When it’s mentioned that much of the lyrical content on the album has a “something has changed within me” vibe connected to the “Wicked” song “Defying Gravity,” Morris immediately agrees.

“I’m a massive ‘Wicked’ fan and I heavily identify with Elphaba. Her core beliefs have been so rocked that she feels so betrayed, but she also has this intrepid calmness because she knows she can’t change the entire system,” Morris, 35, says. “Everyone comes to the point with their hometown or a relationship and been like, I have reached the finish line of whatever this was and I cannot stick around … and that is scary.”

Morris, who divorced country singer/songwriter Ryan Hurd in 2024 (they share a 5-year-old son, Hayes) said she reached out to friends including Taylor Swift and The Chicks during her times of personal upheaval and gleaned “peace and advice” from them.

But her experiences are her own, and Morris views “Dreamsicle” as a “demarcation line” in her life.

“It’s honoring her,” she says of her younger self, “and not this ‘youth is wasted on the young’ bitterness, but more ‘thank God she got me here.’ These are several chapters of my life going into one full (album) and I’m honoring each of them. I’m so happy I gave myself the time to do so. This is a healing space.”

Along with her new album, Morris will embark on a global trek to support “Dreamsicle,” with the North American leg starting July 12 in Quebec City and running through Sept. 12 in Atlanta. Tickets are on sale at 10 a.m. local time May 2 via marenmorris.com.

She’s been crafting the tour and production for about a year and is excited that plans “are 3D now and not just an email PDF.”

The mix of festivals, amphitheaters and clubs is something she’s become used to since the pandemic caused the cancelation of her 2020 RSVP Tour.

“Since COVID we’ve been flexible and adaptable to the touring scale, which we learned to do out of necessity. It’s worked in our favor because playing some intimate venues, we can get our bearings from day one,” she says. “I just want (the shows) to feel like a vulnerable, fun experience and escape. I’m really setting an artistically high bar for myself and I want it to feel human to the fan buying the ticket.”

While the color palette of “Dreamsicle” indicates a ‘60s-era “Beach Blanket Bingo” motif, Morris is leaning more toward the trees and ambient lighting of her last tour rather than the “crazy LED walls and low fog and hydraulic lifts” from her run to support “Girl” in 2019.
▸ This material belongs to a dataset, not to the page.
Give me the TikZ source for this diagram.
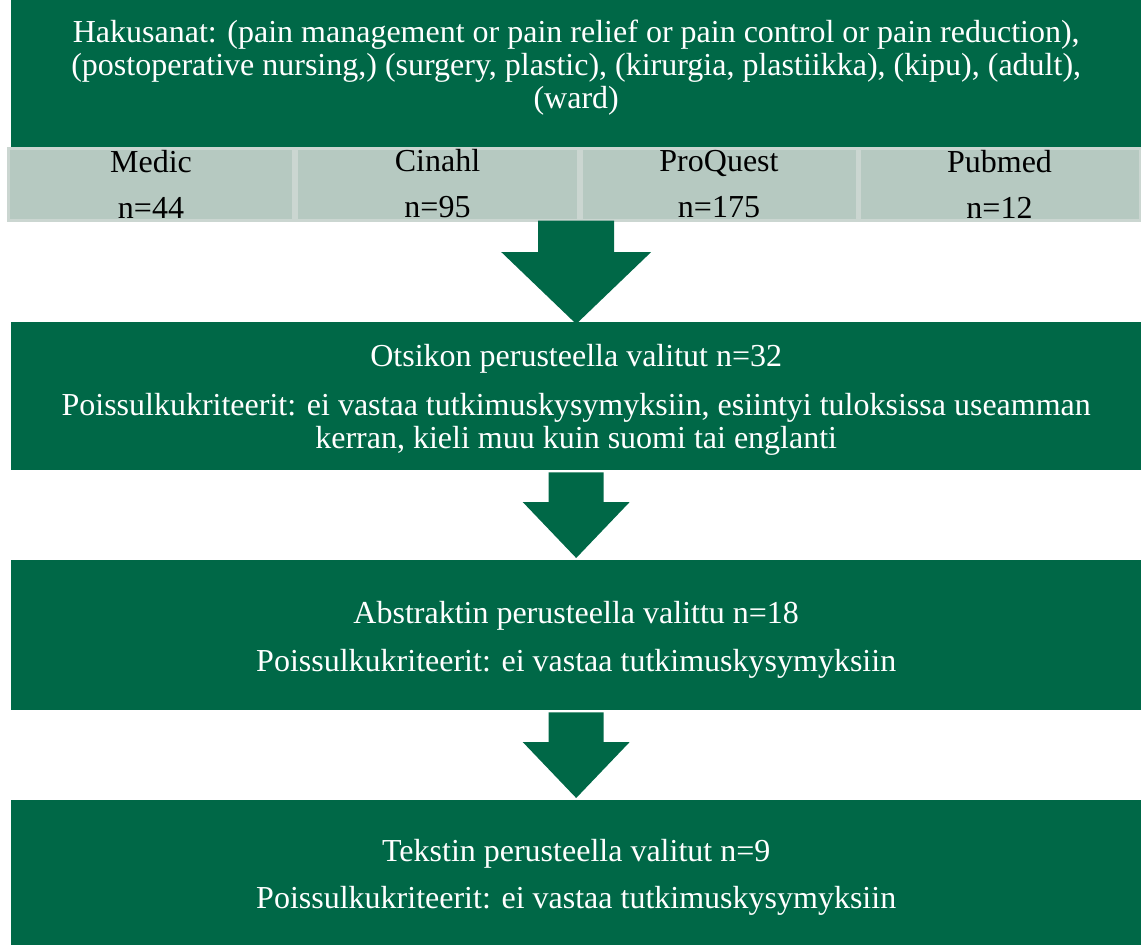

“I love a lamp and a rug and some instruments. Those have always been touchstones to me, like, can these people actually play and sing? I do love an over-the-top show, but for what I do, I think there is a way to blend both worlds and bring it back to an organic space of real humans making music,” she says.
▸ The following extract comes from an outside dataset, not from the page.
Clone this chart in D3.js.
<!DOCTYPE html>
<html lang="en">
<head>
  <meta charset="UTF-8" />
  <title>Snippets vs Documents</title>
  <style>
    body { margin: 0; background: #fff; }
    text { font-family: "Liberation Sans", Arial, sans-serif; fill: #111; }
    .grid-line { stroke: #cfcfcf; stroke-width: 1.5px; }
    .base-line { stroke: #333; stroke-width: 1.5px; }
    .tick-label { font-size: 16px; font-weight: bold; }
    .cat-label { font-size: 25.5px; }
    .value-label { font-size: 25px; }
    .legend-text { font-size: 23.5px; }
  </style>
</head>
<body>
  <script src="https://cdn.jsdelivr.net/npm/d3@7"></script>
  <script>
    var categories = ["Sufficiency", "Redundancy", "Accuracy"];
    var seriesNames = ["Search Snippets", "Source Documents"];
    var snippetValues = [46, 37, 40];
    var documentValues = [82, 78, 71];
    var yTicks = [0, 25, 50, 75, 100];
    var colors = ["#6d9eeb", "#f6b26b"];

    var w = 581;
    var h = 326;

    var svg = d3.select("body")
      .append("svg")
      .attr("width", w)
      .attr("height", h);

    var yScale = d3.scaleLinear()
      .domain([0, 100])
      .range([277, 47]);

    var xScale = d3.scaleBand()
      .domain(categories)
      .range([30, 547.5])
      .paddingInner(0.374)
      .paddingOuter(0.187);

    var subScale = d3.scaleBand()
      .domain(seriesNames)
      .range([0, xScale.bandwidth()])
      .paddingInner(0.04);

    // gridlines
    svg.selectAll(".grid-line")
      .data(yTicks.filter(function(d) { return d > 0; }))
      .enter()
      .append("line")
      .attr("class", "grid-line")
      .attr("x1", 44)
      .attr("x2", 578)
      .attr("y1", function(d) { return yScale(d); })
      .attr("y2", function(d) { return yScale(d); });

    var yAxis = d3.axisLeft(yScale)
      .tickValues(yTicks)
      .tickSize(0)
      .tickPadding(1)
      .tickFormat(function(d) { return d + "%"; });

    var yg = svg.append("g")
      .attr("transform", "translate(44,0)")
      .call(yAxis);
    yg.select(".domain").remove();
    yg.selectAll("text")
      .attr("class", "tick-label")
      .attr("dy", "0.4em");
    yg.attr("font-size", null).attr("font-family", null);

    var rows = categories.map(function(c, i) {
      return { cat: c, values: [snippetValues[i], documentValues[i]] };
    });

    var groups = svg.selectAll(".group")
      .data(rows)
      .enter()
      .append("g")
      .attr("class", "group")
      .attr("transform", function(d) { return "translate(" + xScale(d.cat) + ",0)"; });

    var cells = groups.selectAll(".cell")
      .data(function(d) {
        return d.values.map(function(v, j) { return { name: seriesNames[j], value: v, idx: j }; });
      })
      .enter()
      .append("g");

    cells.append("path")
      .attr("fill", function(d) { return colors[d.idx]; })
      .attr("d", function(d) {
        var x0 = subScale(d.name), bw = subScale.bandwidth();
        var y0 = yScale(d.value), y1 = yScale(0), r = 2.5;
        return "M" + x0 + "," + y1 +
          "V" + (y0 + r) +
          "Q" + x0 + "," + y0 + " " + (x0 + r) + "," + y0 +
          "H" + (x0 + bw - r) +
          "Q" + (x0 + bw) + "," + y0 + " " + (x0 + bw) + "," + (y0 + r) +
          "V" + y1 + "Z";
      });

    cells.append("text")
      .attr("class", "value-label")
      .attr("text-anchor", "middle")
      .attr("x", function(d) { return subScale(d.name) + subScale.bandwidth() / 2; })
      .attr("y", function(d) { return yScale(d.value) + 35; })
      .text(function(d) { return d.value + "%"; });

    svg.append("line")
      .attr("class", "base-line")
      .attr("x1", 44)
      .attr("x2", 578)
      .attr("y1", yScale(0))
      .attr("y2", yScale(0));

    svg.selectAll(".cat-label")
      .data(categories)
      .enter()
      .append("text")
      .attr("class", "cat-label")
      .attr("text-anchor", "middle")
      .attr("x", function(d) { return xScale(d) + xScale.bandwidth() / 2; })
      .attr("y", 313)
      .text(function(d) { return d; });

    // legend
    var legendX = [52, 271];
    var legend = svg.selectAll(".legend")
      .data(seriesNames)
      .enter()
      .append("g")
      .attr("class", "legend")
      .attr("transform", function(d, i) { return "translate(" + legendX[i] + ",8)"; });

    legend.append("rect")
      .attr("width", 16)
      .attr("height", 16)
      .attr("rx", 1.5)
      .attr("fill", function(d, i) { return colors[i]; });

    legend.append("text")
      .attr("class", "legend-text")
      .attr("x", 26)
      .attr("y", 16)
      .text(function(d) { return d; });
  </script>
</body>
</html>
As with her 2022 Humble Quest Tour, Morris will be joined by her closest fan, son Hayes, who is already a road warrior who travels well, loves to visit catering and hang out with mom’s band.

Morris readily admits that touring with a child changes the dynamic – “Your day is a lot longer and a lot different,” she says – but she appreciates the ancillary benefits of having her little guy on the bus.

“The biggest gift with kids is experiencing things through their eyes and he’s getting me out of my comfort zone of the bus and venue and we’re going to the local zoo and park,” she says.

Once she’s on stage, though, Morris will sprinkle many of her new songs throughout a set that might include her reworked slow-burn version of Billy Idol’s 1983 fist pumper, “Dancing with Myself” along with new album tracks that she describes as “living in organic spaces to heavily layered synths and vocal stacks.”

Two standout tracks, the funky “People Still Show Up” co-produced by Jack Antonoff and the pub singalong “Too Good,” are prime contenders and also indicative of Morris’ personal listening habits during her writing and recording period – a lot of Patty Griffin, Foy Vance and a throwback to her high school years, The Cardigans.

“I was in this deep, deep ‘70s mindset,” she says. “There was a lot of vulnerability and chaos in my songwriting, but also a lot of fun and pop … I never feel like I have to change anything.”